Picturing the Present: Structuring the Medieval Beholder’s Relation towards Time, ICMA-sponsored session at 51st International Congress on Medieval Studies, Kalamazoo, MI, May 12–15, 2016
“What then is time?” asks Augustine, the fourth-century bishop of Hippo, “If no one asks me, I know, but if I wish to explain it, I do not know.” Although intimately familiar, time eludes simple description. For Augustine, it is a single, ever-moving point of the present that pushes forward in anticipation of things to come, and pulls backwards in memory and recollection. The centuries following Augustine saw the continued emergence of Christian and medieval approaches to time alongside the concurrent appropriation and adaptation of older pagan models, such as Neoplatonic conceptions of time as a moving image of eternity, or Aristotelian understandings of time according to the change and movement of bodies. This panel, emphasizes and explores the medieval viewers’ relationship to the present and their current place in the cosmological system.

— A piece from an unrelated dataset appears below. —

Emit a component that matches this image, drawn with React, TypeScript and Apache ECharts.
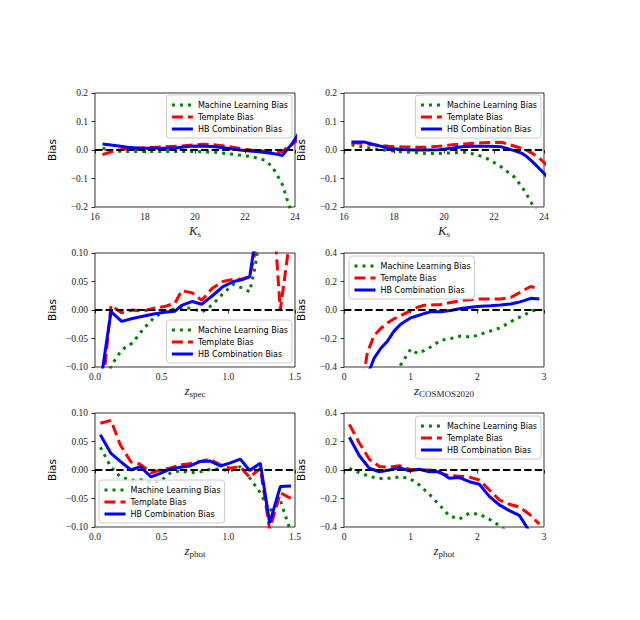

We invite proposals covering a wide range of media (portable objects, manuscripts, sculpture, wall decorations) from late antiquity through the late Middle Ages, possibly including but not limited to the following: How images relate to the conceptualization of the historical present; How artworks structure or organize the experience of time; How artworks reflect philosophical concepts of the nature of time; Medieval conceptions of change in the physical or natural historical present, including seasons, tides, stages of life, and the movement of stars.